ACT Greens MLA for Ginninderra and Animal Welfare spokesperson, Jo Clay, moved a motion in November 2021, calling for the ACT Government to:

  • Explore legislation that allows only the sale and use of animal-friendly netting with a mesh size of 5mm x 5mm or less at full stretch;
  • Develop an educational program for the ACT community on the dangers and risks of inappropriately gauged netting on our wildlife; and
  • Develop a program to help residents replace old netting with animal friendly netting.

As a result of the motion, the ACT Government is currently working with ACT Wildlife to develop, sponsor and implement a program that will allow non‐wildlife friendly netting to be replaced free of charge.

The government will also coordinate a be a public education program with ACT Wildlife on the dangers of inappropriate netting.

ACT Greens MLA for Kurrajong and Minister for the Environment, Rebecca Vassarotti, said this important animal welfare change was a result of ACT Greens working across government.

“I am very grateful to my colleague Ms Clay for her sponsoring this motion to raise this important issue. I am excited about the partnership work that it has enabled,” Minister Vassarotti said.

“The ACT Government has already commenced work to eliminate the use of non‐animal friendly netting in the ACT.

“The ACT Government has successfully conducted net‐swapping programs in the past through the yabby opera house net‐swapping program, so key learnings from that program will be considered in developing our fruit‐tree netting swap program.”

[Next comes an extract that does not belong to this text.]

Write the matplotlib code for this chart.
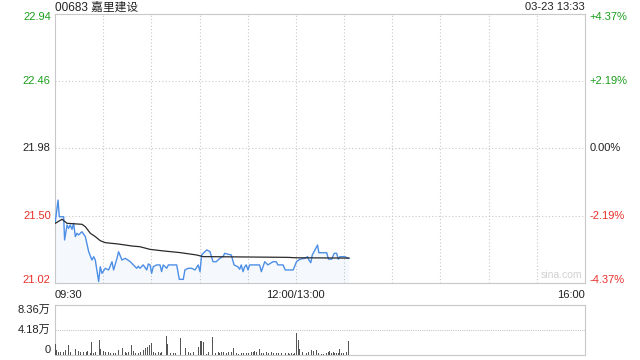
import matplotlib
matplotlib.use("Agg")
import matplotlib.pyplot as plt
import matplotlib.transforms as mtransforms

plt.rcParams["font.family"] = ["Liberation Sans", "Noto Sans CJK SC", "DejaVu Sans"]

title = "00683 嘉里建设"
stamp = "03-23 13:33"
prev_close = 21.98
price_ticks = [22.94, 22.46, 21.98, 21.50, 21.02]
pct_labels = ["+4.37%", "+2.19%", "0.00%", "-2.19%", "-4.37%"]
time_labels = ["09:30", "12:00/13:00", "16:00"]
vol_labels = ["8.36万", "4.18万", "0"]
vol_max = 83600

# trading minutes since 09:30 (afternoon continues at 150 = 13:00)
price_min = [0.2, 1.9, 2.7, 5.4, 6.0, 7.5, 8.5, 9.5, 10.6, 11.6, 12.7, 13.7, 14.7,
             16.8, 18.9, 21.0, 23.0, 24.1, 25.1, 27.2, 28.2, 29.3, 31.3, 33.4,
             35.5, 36.5, 38.6, 39.6, 41.7, 43.8, 46.9, 48.8, 50.9, 51.9, 52.9,
             55.0, 57.1, 58.1, 59.2, 60.2, 61.2, 63.3, 65.4, 66.4, 67.4, 69.6,
             70.6, 72.7, 75.8, 77.4, 79.9, 80.9, 83.0, 85.1, 87.2, 89.2, 90.3,
             91.3, 92.3, 94.5, 96.5, 98.4, 100.4, 102.6, 104.6, 105.7, 107.7,
             109.8, 111.5, 113.9, 115.0, 116.0, 117.1, 118.1, 119.1, 120.2,
             121.2, 122.2, 125.3, 127.4, 128.5, 130.6, 132.6, 135.7, 137.8,
             138.8, 142.0, 143.4, 148.3, 150.4, 152.5, 155.6, 157.3, 158.1,
             159.3, 160.2, 161.9, 163.5, 164.3, 165.6, 169.2, 170.3, 172.3,
             173.9, 175.4, 176.4, 177.5, 179.5, 180.6, 182.3, 183.0]
price = [21.457, 21.612, 21.493, 21.493, 21.327, 21.434, 21.410, 21.434, 21.403,
         21.446, 21.351, 21.375, 21.363, 21.386, 21.351, 21.243, 21.184, 21.208,
         21.184, 21.030, 21.136, 21.089, 21.125, 21.113, 21.172, 21.113, 21.196,
         21.243, 21.184, 21.196, 21.172, 21.149, 21.125, 21.140, 21.125, 21.149,
         21.113, 21.156, 21.149, 21.089, 21.136, 21.149, 21.149, 21.101, 21.149,
         21.125, 21.149, 21.149, 21.149, 21.046, 21.046, 21.113, 21.125, 21.125,
         21.113, 21.149, 21.101, 21.220, 21.232, 21.256, 21.244, 21.172, 21.172,
         21.196, 21.208, 21.232, 21.226, 21.220, 21.149, 21.136, 21.118, 21.149,
         21.101, 21.136, 21.149, 21.113, 21.149, 21.149, 21.149, 21.149, 21.101,
         21.172, 21.149, 21.172, 21.172, 21.149, 21.149, 21.113, 21.113, 21.172,
         21.190, 21.196, 21.208, 21.184, 21.165, 21.220, 21.256, 21.291, 21.236,
         21.236, 21.236, 21.190, 21.190, 21.232, 21.232, 21.190, 21.208, 21.208,
         21.208, 21.196, 21.196]

avg_min = [0.2, 4.4, 7.5, 16.8, 18.9, 22.0, 25.1, 28.2, 31.3, 39.6, 47.9, 52.9,
           59.2, 67.4, 77.8, 88.2, 92.3, 96.5, 116.0, 145.0, 150.0, 183.0]
avg = [21.446, 21.475, 21.446, 21.439, 21.422, 21.375, 21.351, 21.322, 21.308,
       21.298, 21.284, 21.279, 21.260, 21.249, 21.237, 21.220, 21.208, 21.208,
       21.206, 21.203, 21.200, 21.198]

vol_min = [0.2, 1.2, 2.3, 3.3, 4.4, 5.4, 6.4, 8.5, 9.5, 10.6, 12.7, 13.7, 14.7,
           15.8, 16.8, 17.8, 19.5, 20.3, 21.2, 22.0, 23.0, 24.1, 25.1, 26.2,
           27.6, 28.2, 29.3, 30.3, 31.3, 32.4, 33.4, 34.5, 35.5, 36.5, 37.6,
           38.6, 39.6, 41.1, 42.1, 43.8, 44.8, 45.9, 47.9, 49.0, 50.0, 51.1,
           52.1, 53.1, 54.2, 55.2, 56.2, 57.7, 58.7, 60.0, 61.4, 62.5, 63.5,
           64.5, 65.6, 66.6, 67.9, 69.3, 70.2, 71.8, 72.9, 73.9, 75.3, 78.0,
           79.1, 81.2, 82.2, 83.2, 84.3, 85.3, 86.3, 87.8, 89.5, 90.5, 91.3,
           92.4, 93.4, 94.4, 95.5, 96.5, 98.0, 99.0, 100.0, 101.7, 102.7, 103.8,
           104.8, 105.9, 106.9, 107.9, 109.0, 110.0, 111.0, 112.1, 113.1, 114.2,
           115.2, 116.2, 117.3, 118.3, 119.3, 120.4, 121.4, 122.5, 123.5, 124.5,
           125.6, 127.6, 128.7, 129.7, 130.8, 131.8, 132.8, 133.9, 134.9, 135.9,
           137.0, 138.0, 139.1, 140.1, 141.1, 142.6, 143.8, 145.3, 146.3, 147.4,
           148.4, 149.4, 150.5, 151.4, 152.3, 153.2, 154.1, 155.7, 156.7, 157.7,
           158.8, 159.8, 160.9, 161.9, 162.9, 164.0, 165.0, 166.0, 167.1, 168.1,
           169.2, 170.2, 171.2, 172.3, 173.3, 174.3, 175.4, 176.4, 177.3, 178.5,
           179.5, 180.6, 181.6, 182.6]
vol = [17800, 8400, 5600, 4500, 6700, 5600, 8400, 16700, 5600, 8400, 10000, 4500,
       6700, 4500, 2800, 4500, 5600, 6700, 83600, 2800, 21200, 2800, 5600, 6700,
       25000, 10000, 11100, 6700, 4500, 4500, 4500, 2800, 5600, 2800, 2800, 4500,
       8400, 11100, 12300, 5600, 2800, 4500, 16700, 6700, 2800, 4500, 2800, 5600,
       6700, 8400, 11100, 13900, 16700, 19500, 5600, 2800, 2800, 4500, 2800, 4500,
       6700, 31700, 17800, 2800, 2800, 2800, 2800, 29000, 5600, 11100, 4500, 4500,
       2800, 4500, 4500, 45700, 13900, 24000, 23400, 22300, 1100, 1100, 4500, 8400,
       30600, 2800, 2800, 4500, 2800, 5600, 4500, 2800, 2800, 4500, 2800, 4500,
       11100, 2800, 2800, 2200, 2800, 2800, 2800, 2800, 2800, 2800, 4500, 5600,
       4500, 6700, 4500, 10000, 2800, 2800, 2800, 4500, 2800, 8400, 4500, 2800,
       2800, 2800, 2800, 1100, 2800, 26700, 2800, 2800, 1100, 2800, 2200, 2800,
       36200, 25000, 10000, 2800, 5600, 2800, 2800, 5600, 6700, 8400, 6700, 4500,
       8400, 2800, 34500, 1100, 2200, 2800, 2800, 5600, 6700, 2800, 4500, 2800,
       2800, 2800, 10000, 2800, 2800, 2800, 4500, 23400]

green = "#1a9e1a"
red = "#e8302a"
grid_c = "#c8c8c8"

fig = plt.figure(figsize=(6.4, 3.6), dpi=100)
ax = fig.add_axes([0.0859, 0.2139, 0.8281, 0.7472])
vax = fig.add_axes([0.0859, 0.0139, 0.8281, 0.1389])

# price panel
ax.set_xlim(0, 330)
ax.set_ylim(price_ticks[-1], price_ticks[0])
for t in range(30, 330, 30):
    ax.axvline(t, color=grid_c, lw=0.8, ls=(0, (1, 2)), zorder=0)
for p in price_ticks[1:-1]:
    ax.axhline(p, color=grid_c, lw=0.8, ls=(0, (1, 2)), zorder=0)
ax.fill_between(price_min, price, price_ticks[-1], color="#4d8fe6", alpha=0.05, lw=0)
ax.plot(price_min, price, color="#4d8fe6", lw=1.0, zorder=3)
ax.plot(avg_min, avg, color="#2a2a2a", lw=0.9, zorder=4)
ax.set_xticks([])
ax.set_yticks([])
for s in ax.spines.values():
    s.set_color(grid_c)
    s.set_linewidth(0.8)

trans = mtransforms.blended_transform_factory(ax.transAxes, ax.transData)
n = len(price_ticks)
for i, (p, lab) in enumerate(zip(price_ticks, pct_labels)):
    c = green if p > prev_close else (red if p < prev_close else "#222222")
    va = "top" if i == 0 else ("bottom" if i == n - 1 else "center")
    off = -0.012 if i == 0 else (0.012 if i == n - 1 else 0)
    ax.text(-0.008, p - off, f"{p:.2f}", transform=trans, ha="right", va=va,
            color=c, fontsize=8)
    ax.text(1.008, p - off, lab, transform=trans, ha="left", va=va,
            color=c, fontsize=8)

# header texts, centred about 7 px below the top edge
fig.text(0.0859, 1 - 7.5 / 360, title, ha="left", va="center",
         fontsize=8.5, color="#222222")
fig.text(0.914, 1 - 7.5 / 360, stamp, ha="right", va="center",
         fontsize=8, color="#222222")
ax.text(0.995, 0.01, "sina.com", transform=ax.transAxes, ha="right", va="bottom",
        fontsize=7.5, color="#d0d0d0")

for t, lab, ha in zip([0, 150, 330], time_labels, ["left", "center", "right"]):
    ax.text(t, -0.025, lab, transform=mtransforms.blended_transform_factory(
        ax.transData, ax.transAxes), ha=ha, va="top", fontsize=8, color="#222222")

# volume panel
vax.set_xlim(0, 330)
vax.set_ylim(0, vol_max)
vax.axhline(vol_max / 2, color=grid_c, lw=0.8, ls=(0, (1, 1)), zorder=0)
vax.bar(vol_min, vol, width=0.55, color="#555555", zorder=3)
vax.set_xticks([])
vax.set_yticks([])
for k, s in vax.spines.items():
    s.set_color(grid_c)
    s.set_linewidth(0.8)
vax.spines["top"].set_linestyle((0, (1, 1)))
vtrans = mtransforms.blended_transform_factory(vax.transAxes, vax.transData)
vax.text(-0.008, vol_max, vol_labels[0], transform=vtrans, ha="right", va="top",
         fontsize=8, color="#222222")
vax.text(-0.008, vol_max / 2, vol_labels[1], transform=vtrans, ha="right",
         va="center", fontsize=8, color="#222222")
vax.text(-0.008, 0, vol_labels[2], transform=vtrans, ha="right", va="bottom",
         fontsize=8, color="#222222")

fig.savefig("out.png", dpi=100)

ACT Greens MLA for Ginninderra and Animal Welfare spokesperson, Jo Clay, said she was delighted to see this progress.

“This program will help Canberrans use wildlife-safe netting here in the ACT. It will have a direct positive impact on this species and many others,” Ms Clay said.

“It will help to curb the loss of numbers and it will also help deliver the community education and the ongoing conversation we need to take better care of our wildlife. It will help us keep the amazing creatures we’ve been blessed with, so that future generations can share a planet with them too.

“I would like to extend my thanks to ACT Wildlife who were a key partner in this project. Their first‐hand experience and knowledge of the dangers of improperly installed wide‐gauge fruit‐tree netting has guided this reform.

“While the exchange program is still being developed, I encourage Canberrans to take action themselves and replace non‐wildlife friendly netting with a friendly version which are available for purchase from local retailers.”